While I enjoy playing the largest maps possible singleplayer, I find the smaller maps more fun multiplayer.
The Earth maps aren't usually available in anything smaller than "Standard", meant for about eight players.
A lot can depend on your own preferences, too. Try different things out and see what you both can agree on.
Jmerry mentions the basic choice, size of map, and the default number of players for each size. These two choices of how many players on what size map results in a density. Choose a map that is low density, large compared to the number of players, and you get an early game that is development heavy, that won't have much if any early wars of conquest among the players. Choose a map that is smaller than default for the number of players, and you will all start so close to one another that early war becomes more possible, and sometimes more necessary, almost from turn #1. Probably best to stick with the defaults unless all of you are warmongers out for blood right out the gate, or, conversely, you are all out to see which can build the best empire in a sandbox sort of game.
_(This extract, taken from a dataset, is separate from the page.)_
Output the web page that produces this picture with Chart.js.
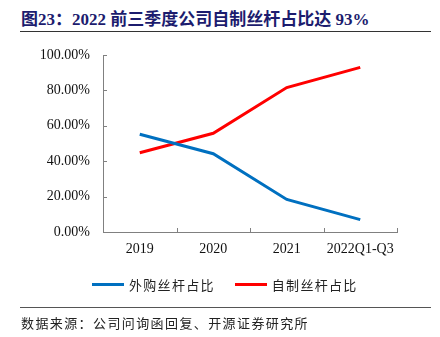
<!DOCTYPE html>
<html>
<head>
<meta charset="utf-8">
<script src="https://cdn.jsdelivr.net/npm/chart.js@4/dist/chart.umd.min.js"></script>
<style>
  html, body { margin:0; padding:0; background:#fff; }
  body { width:440px; height:337px; position:relative; overflow:hidden; }
  #title { position:absolute; left:21px; top:5px; font-family:"Liberation Serif","Noto Sans CJK SC",serif; font-weight:bold; font-size:17px; color:#1c1c6e; white-space:nowrap; }
  #rule1 { position:absolute; left:20px; top:31px; width:411px; height:0; border-top:1px solid #333; }
  #rule2 { position:absolute; left:20px; top:307px; width:411px; height:0; border-top:1px solid #555; }
  #src { position:absolute; left:21px; top:313px; font-family:"Noto Sans CJK SC",sans-serif; font-size:13px; letter-spacing:1.4px; color:#222; white-space:nowrap; }
  #chartwrap { position:absolute; left:0; top:0; width:440px; height:337px; }
  #legend { position:absolute; top:271px; left:92px; font-family:"Noto Sans CJK SC",sans-serif; font-size:13px; letter-spacing:1.3px; color:#222; white-space:nowrap; }
  .li { display:inline-flex; align-items:center; margin-right:20px; }
  .sw { display:inline-block; width:32px; height:3px; margin-right:5px; }
</style>
</head>
<body>
<div id="title">图23：2022 前三季度公司自制丝杆占比达 93%</div>
<div id="rule1"></div>
<div id="chartwrap"><canvas id="c" width="440" height="337"></canvas></div>
<div id="legend"></div>
<div id="rule2"></div>
<div id="src">数据来源：公司问询函回复、开源证券研究所</div>
<script>
const categories = ["2019", "2020", "2021", "2022Q1-Q3"];
const seriesNames = ["外购丝杆占比", "自制丝杆占比"];
const purchased = [55.2, 44.2, 18.4, 7.0];
const selfMade = [44.8, 55.8, 81.6, 93.0];
const yTicks = [0, 20, 40, 60, 80, 100];
const colors = ["#0070C0", "#FF0000"];

const inwardTicks = {
  id: 'inwardTicks',
  afterDraw(chart) {
    const ctx = chart.ctx, a = chart.chartArea;
    const ys = chart.scales.y, xs = chart.scales.x;
    ctx.save();
    ctx.strokeStyle = '#808080';
    ctx.lineWidth = 1;
    ctx.beginPath();
    yTicks.forEach(v => {
      const y = Math.round(ys.getPixelForValue(v)) + 0.5;
      ctx.moveTo(a.left, y); ctx.lineTo(a.left + 4, y);
    });
    const n = categories.length;
    for (let i = 1; i <= n; i++) {
      const x = Math.round(xs.getPixelForValue(i - 0.5)) + 0.5;
      ctx.moveTo(x, a.bottom); ctx.lineTo(x, a.bottom - 4);
    }
    ctx.stroke();
    ctx.restore();
  }
};

new Chart(document.getElementById('c'), {
  type: 'line',
  data: {
    labels: categories,
    datasets: [
      { label: seriesNames[0], data: purchased, borderColor: colors[0], backgroundColor: colors[0], borderWidth: 3, pointRadius: 0, tension: 0 },
      { label: seriesNames[1], data: selfMade, borderColor: colors[1], backgroundColor: colors[1], borderWidth: 3, pointRadius: 0, tension: 0 }
    ]
  },
  options: {
    responsive: false,
    animation: false,
    layout: { padding: { top: 55, right: 43, bottom: 75, left: 0 } },
    plugins: { legend: { display: false }, title: { display: false }, tooltip: { enabled: false } },
    scales: {
      x: {
        offset: true,
        grid: { display: false, drawTicks: false },
        border: { display: true, color: '#808080', width: 1 },
        ticks: { padding: 9, color: '#111', font: { family: 'Liberation Serif', size: 14 }, maxRotation: 0 },
        afterFit(s) { s.height = 30; }
      },
      y: {
        min: 0, max: 100,
        afterBuildTicks(s) { s.ticks = yTicks.map(v => ({ value: v })); },
        grid: { display: false, drawTicks: false },
        border: { display: true, color: '#808080', width: 1 },
        ticks: { padding: 13, color: '#111', font: { family: 'Liberation Serif', size: 14 }, callback: v => v.toFixed(2) + '%' },
        afterFit(s) { s.width = 103; }
      }
    }
  },
  plugins: [inwardTicks]
});

const lg = document.getElementById('legend');
seriesNames.forEach((name, i) => {
  const item = document.createElement('span');
  item.className = 'li';
  const sw = document.createElement('span');
  sw.className = 'sw';
  sw.style.background = colors[i];
  item.appendChild(sw);
  item.appendChild(document.createTextNode(name));
  lg.appendChild(item);
});
</script>
</body>
</html>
Default density lets you see which approach can be made to work better by different players.
Pangaea, or the Highlands map that is mentioned by Sstavix, is good for a wargame emphasis. Any ocean between landmasses, as you get on Continents or Archipelago maps, is going to keep players isolated from one another on the landmasses they start on until the mid-game. Some players will be able to war on others relatively early, but only the other players who happened to start on the same landmass. The early game gets split into 2 or 3 separate games, only coming together as you get the ability to cross the oceans that separate the landmasses.
This is also a pretty complicated game. You have to play it a time or two to pick up how to succeed at both war and development. No matter how much you read, or even how many videos you watch, there's nothing like having to make the choices the game presents you with -- then living with the consequences -- to teach you how to play.
This factor leads to the suggestion that you and your friends at least consider each of you first playing a game or two against AI civs so that you all enter your first game against each other with some experience in the basic mechanics. If you don't do this, that first game is likely to have pretty dramatic reversals of fortune, which, hey, may be what you are all looking for.
It is basically "continents", but leaves several land masses unpopulated by Civ players.
It gives the feel of Old World vs New World exploration and settlement and lends itself well to colonization later in the game.